ANALYSIS OF VARIANCE IN COMPUTER SOFTWARE | Six Sigma and Beyond: Statistics and Probability, Volume III

Each software package has its own quirks , but all of the software dealing with ANOVA has some things in common. You use the ANOVA command to perform analysis of variance with more than one factor. ANOVA does not include the multiple comparison procedures that ONEWAY offers, but it does allow you to analyze the effects and interactions of several factors at once. To analyze the effect of the main variables , you have to specify the dependent variable first and then enter the range of categories that should be used in the analysis.

All software packages show the results of an analysis in what is called the ANOVA table. This analysis of variance table may be very elaborate or very simple depending on the demands that the experimenter has set for the analysis. A typical table will have columns for sums of squares, degrees of freedom, mean squares, the F ratio, and the significance of F. Under MAIN EFFECTS are the statistics for the variables under study, considered separately. (The statistics across from MAIN EFFECTS let you evaluate the significance of all the single-variable effects considered together, if you want to do that.) Under 2-WAY INTERACTIONS are the statistics for the interactions between the selected variables. The row labeled RESIDUAL contains the within- cell sum of squares and mean square. What we want to do in the residual analysis is to identify those specific variables that violate the assumption of linearity (if indeed such variables exist) and apply the needed remedies only to them. Also, the identification of outliers or influential observations is facilitated on the basis of one independent variable at a time. Typical patterns of residual analysis are shown in Figure 7.1.

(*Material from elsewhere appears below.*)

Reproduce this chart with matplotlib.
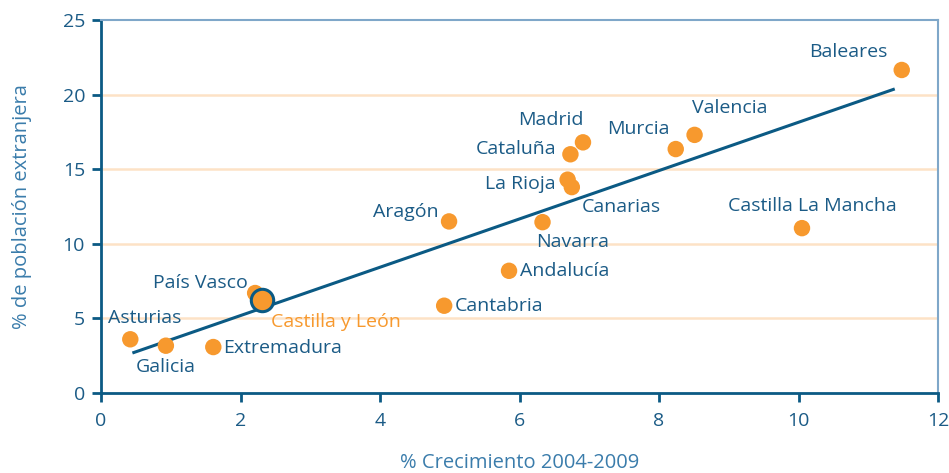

Figure 7.1: Typical graphical analysis of residuals.

For each effect in the table, the F statistic is calculated as the ratio of the mean square for that effect to the mean square for the residual.

To obtain multiple comparison tests, we enter a slash, the RANGE subcommand, and the name of the test after the previous specification. Some of the tests are:

Least significant difference
Duncan's multiple range test (one of the most common used)
Student-Newman-Keul's test
Tukey
Tukey's honestly significant difference
Modified least significant difference
Scheffe's test

For a detailed explanation for each one of these, see Winer (1971).

How can you test the null hypothesis that several population means are equal? Here is what you need to know:

Analysis of variance can be used to test the null hypothesis that several population means are equal.
To use analysis of variance, your groups must be random samples from normal populations with the same variance.
In analysis of variance, the observed variability in the samples is subdivided into two parts ” variability of the observations within a group about the group mean ( within-groups variation) and variability of the group means ( between-groups variation).
The F statistic is calculated as the ratio of the between-groups estimate of variance to the within-groups estimate of variance.
The analysis of variance F test does not pinpoint which means are significantly different from each other,
Multiple comparison procedures, which protect you against calling too many differences significant, are used to identify pairs of means that appear to be different from each other.